With the rarity out of the way, Shari & I were ready to actually bird the refuge, and we did pretty well, finding lots of ducks, swans, coots and waders. The Snow Geese numbered at least a thousand, the Tundra Swans were abundant, and we found a 3rd year Bald Eagle down by the Gull Pond:
But the two most interesting birds we saw today, aside from STFL, were at the exit of the Parkway. First, Shari spotted a Glossy Ibis, very late for the year, flying into the marsh, and then, just as we were turning onto the exit ramp, I saw a Ring-necked Pheasant on the grassy hillside.

My personal rule for pheasants is that if I see them in a WMA, like Colliers Mills, I don't count them, but if they're wandering around the highways and byways, far away from the hunters, they're wild enough to count and interesting enough to note for the eBird records.

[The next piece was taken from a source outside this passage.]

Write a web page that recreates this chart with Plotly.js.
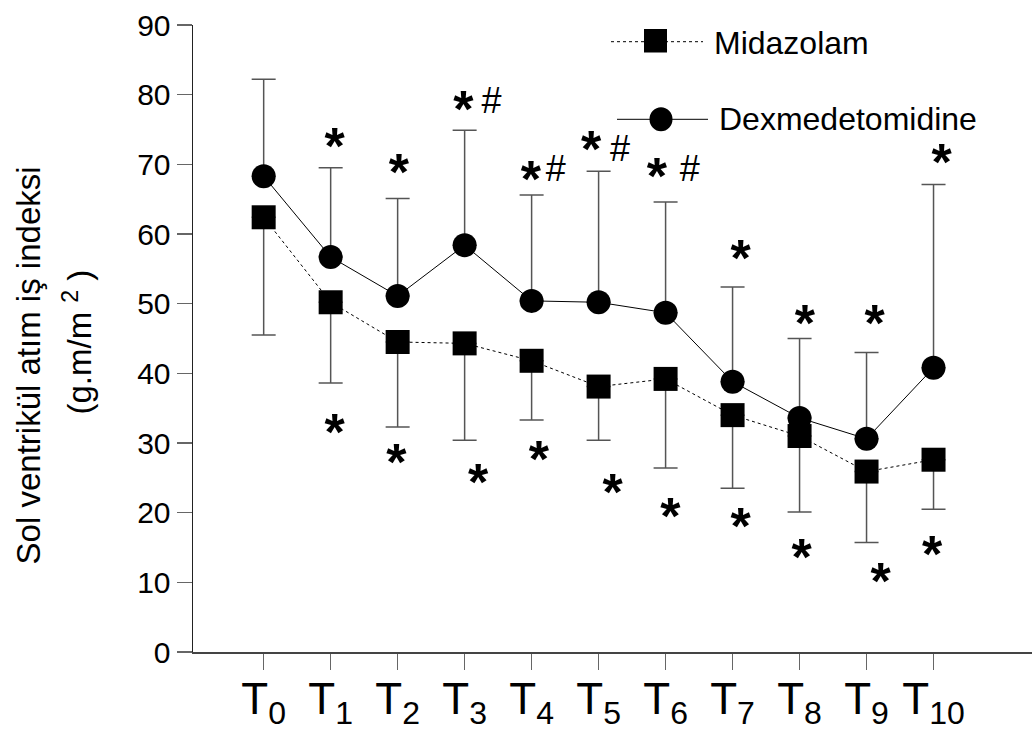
<!DOCTYPE html>
<html>
<head>
<meta charset="utf-8">
<script src="https://cdn.plot.ly/plotly-3.0.1.min.js"></script>
<style>html,body{margin:0;padding:0;background:#fff;}#chart{width:1033px;height:738px;}</style>
</head>
<body>
<div id="chart"></div>
<script>
// ---- data ----
const timePoints = [0,1,2,3,4,5,6,7,8,9,10];
const tickLabels = ['0','1','2','3','4','5','6','7','8','9','10'];
const midazolam = [62.4, 50.2, 44.5, 44.3, 41.8, 38.1, 39.2, 34.0, 31.0, 25.9, 27.6];
const midazolamSDminus = [16.9, 11.6, 12.2, 13.9, 8.5, 7.7, 12.8, 10.5, 10.9, 10.2, 7.1];
const dexmedetomidine = [68.3, 56.7, 51.1, 58.4, 50.4, 50.2, 48.7, 38.8, 33.6, 30.6, 40.8];
const dexSDplus = [13.9, 12.8, 14.0, 16.5, 15.2, 18.8, 15.9, 13.6, 11.4, 12.4, 26.3];
// significance marks ('*' = vs T0, '#' = between groups): x (time index), y value
const starX = [1.06, 2.02, 2.98, 3.99, 4.89, 5.87, 7.12, 8.08, 9.12, 10.12,
               1.06, 1.98, 3.20, 4.11, 5.21, 6.07, 7.12, 8.03, 9.21, 9.98];
const starY = [73.5, 69.8, 78.8, 68.7, 73.1, 69.2, 57.4, 48.1, 48.1, 71.2,
               32.4, 28.2, 25.2, 28.6, 23.8, 20.4, 18.9, 14.5, 11.0, 14.9];
const hashX = [3.40, 4.36, 5.32, 6.36];
const hashY = [78.7, 68.9, 71.8, 68.9];
const seriesNames = ['Midazolam','Dexmedetomidine'];
const yTitleLines = ['Sol ventrikül atım iş indeksi', '(g.m/m <sup>2</sup> )'];

// ---- style ----
const SANS = "'Liberation Sans',Arial,sans-serif";
const L = 193, R = 1032, T = 25, B = 652;
const PX = x => (x - L) / (R - L);
const PY = y => (B - y) / (B - T);
const UNIT_PX = (B - T) / 90;           // pixels per y unit
const STAR_SHIFT = 11 / UNIT_PX;        // asterisk glyph sits high in its line box

const traces = [
  {
    x: timePoints, y: midazolam, name: seriesNames[0], type: 'scatter', mode: 'lines+markers',
    line: {color: '#000', width: 1, dash: '3px,3px'},
    marker: {symbol: 'square', size: 24, color: '#000', line: {width: 0}},
    error_y: {type: 'data', symmetric: false, array: midazolam.map(() => 0), arrayminus: midazolamSDminus,
              color: '#555', thickness: 1.5, width: 12},
    showlegend: false
  },
  {
    x: timePoints, y: dexmedetomidine, name: seriesNames[1], type: 'scatter', mode: 'lines+markers',
    line: {color: '#000', width: 1},
    marker: {symbol: 'circle', size: 24, color: '#000', line: {width: 0}},
    error_y: {type: 'data', symmetric: false, array: dexSDplus, arrayminus: dexmedetomidine.map(() => 0),
              color: '#555', thickness: 1.5, width: 12},
    showlegend: false
  },
  {
    x: starX, y: starY.map(v => v - STAR_SHIFT), type: 'scatter', mode: 'text',
    text: starX.map(() => '*'), textposition: 'middle center',
    textfont: {family: SANS, size: 52, color: '#000', weight: 'bold'},
    showlegend: false, hoverinfo: 'skip'
  },
  {
    x: hashX, y: hashY, type: 'scatter', mode: 'text',
    text: hashX.map(() => '#'), textposition: 'middle center',
    textfont: {family: SANS, size: 36, color: '#000'},
    showlegend: false, hoverinfo: 'skip'
  }
];

const annotations = [];
// y-axis title (two lines)
annotations.push({xref: 'paper', yref: 'paper', x: PX(28.4), y: PY(365), text: yTitleLines[0], textangle: -90,
  showarrow: false, xanchor: 'center', yanchor: 'middle', font: {family: SANS, size: 33, color: '#000'}});
annotations.push({xref: 'paper', yref: 'paper', x: PX(77), y: PY(342.5), text: yTitleLines[1], textangle: -90,
  showarrow: false, xanchor: 'center', yanchor: 'middle', font: {family: SANS, size: 33, color: '#000'}});

// legend (manual)
annotations.push({xref: 'paper', yref: 'paper', x: PX(712), y: PY(43), text: seriesNames[0], showarrow: false,
  xanchor: 'left', yanchor: 'middle', font: {family: SANS, size: 32, color: '#000'}});
annotations.push({xref: 'paper', yref: 'paper', x: PX(717), y: PY(119.5), text: seriesNames[1], showarrow: false,
  xanchor: 'left', yanchor: 'middle', font: {family: SANS, size: 32, color: '#000'}});

const shapes = [
  {type: 'line', xref: 'paper', yref: 'paper', x0: PX(611), x1: PX(703), y0: PY(41.7), y1: PY(41.7),
   line: {color: '#000', width: 1, dash: '3px,3px'}},
  {type: 'rect', xref: 'paper', yref: 'paper', x0: PX(644), x1: PX(667), y0: PY(29), y1: PY(52.5),
   fillcolor: '#000', line: {width: 0}},
  {type: 'line', xref: 'paper', yref: 'paper', x0: PX(617), x1: PX(708), y0: PY(119.3), y1: PY(119.3),
   line: {color: '#000', width: 1}},
  {type: 'circle', xref: 'paper', yref: 'paper', x0: PX(649.5), x1: PX(672.5), y0: PY(107.3), y1: PY(131.3),
   fillcolor: '#000', line: {width: 0}}
];

const layout = {
  width: 1033, height: 738,
  margin: {l: L, r: 1033 - R, t: T, b: 738 - B, pad: 0},
  paper_bgcolor: '#fff', plot_bgcolor: '#fff',
  showlegend: false,
  xaxis: {
    range: [-1.055, 11.47], tickmode: 'array', tickvals: timePoints,
    ticktext: tickLabels.map(t => 'T<sub><span style="font-size:32px">' + t + '</span></sub>'),
    ticks: 'outside', ticklen: 16, tickwidth: 1.5, tickcolor: '#666',
    ticklabelstandoff: -8,
    showline: true, linecolor: '#444', linewidth: 1.5,
    showgrid: false, zeroline: false,
    tickfont: {family: SANS, size: 44, color: '#000'}
  },
  yaxis: {
    range: [0, 90], tickmode: 'linear', tick0: 0, dtick: 10,
    ticks: 'outside', ticklen: 15, tickwidth: 1.5, tickcolor: '#666',
    showline: true, linecolor: '#222', linewidth: 1.5,
    showgrid: false, zeroline: false,
    tickfont: {family: SANS, size: 30, color: '#000'}
  },
  annotations: annotations,
  shapes: shapes
};

Plotly.newPlot('chart', traces, layout, {staticPlot: true, displayModeBar: false});
</script>
</body>
</html>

Counting those two birds we had 42 species for our two trips around the Brig loop:
Snow Goose  1000
Brant  300
Canada Goose  500
Mute Swan  3
Tundra Swan  55     Careful count
American Wigeon  20
American Black Duck  1000
Mallard  30
Northern Shoveler  15
Northern Pintail  100
Bufflehead  5     bay off north dike
Hooded Merganser  6     Experimental Pool
Double-crested Cormorant  2
Great Blue Heron  1
Great Egret  14
Black-crowned Night-Heron  1     roosting in trees of gull pond
Northern Harrier  2
Bald Eagle  2     3rd year @ gull pond, adult @ Experimental Pool
Red-tailed Hawk  1
American Coot  13
Greater Yellowlegs  1     Heard, south dike.
Dunlin  4
Ring-billed Gull  2
Herring Gull  100
Great Black-backed Gull  15
Red-bellied Woodpecker  1     Heard
Downy Woodpecker  1
Northern Flicker  1
Scissor-tailed Flycatcher  1     
Blue Jay  2     Heard
Carolina Chickadee  2     Heard
Carolina Wren  1     Heard
Hermit Thrush  1     Experimental Pool
American Robin  15
Cedar Waxwing  20
Yellow-rumped Warbler  30
White-throated Sparrow  1     Heard, picnic tables.
Song Sparrow  2
Eastern Towhee  1     Heard, upland trail
American Goldfinch  5

Statistical note: This is the 1000th post I've made on this blog since its inception in 2009. That seems like a lot of blithering to me.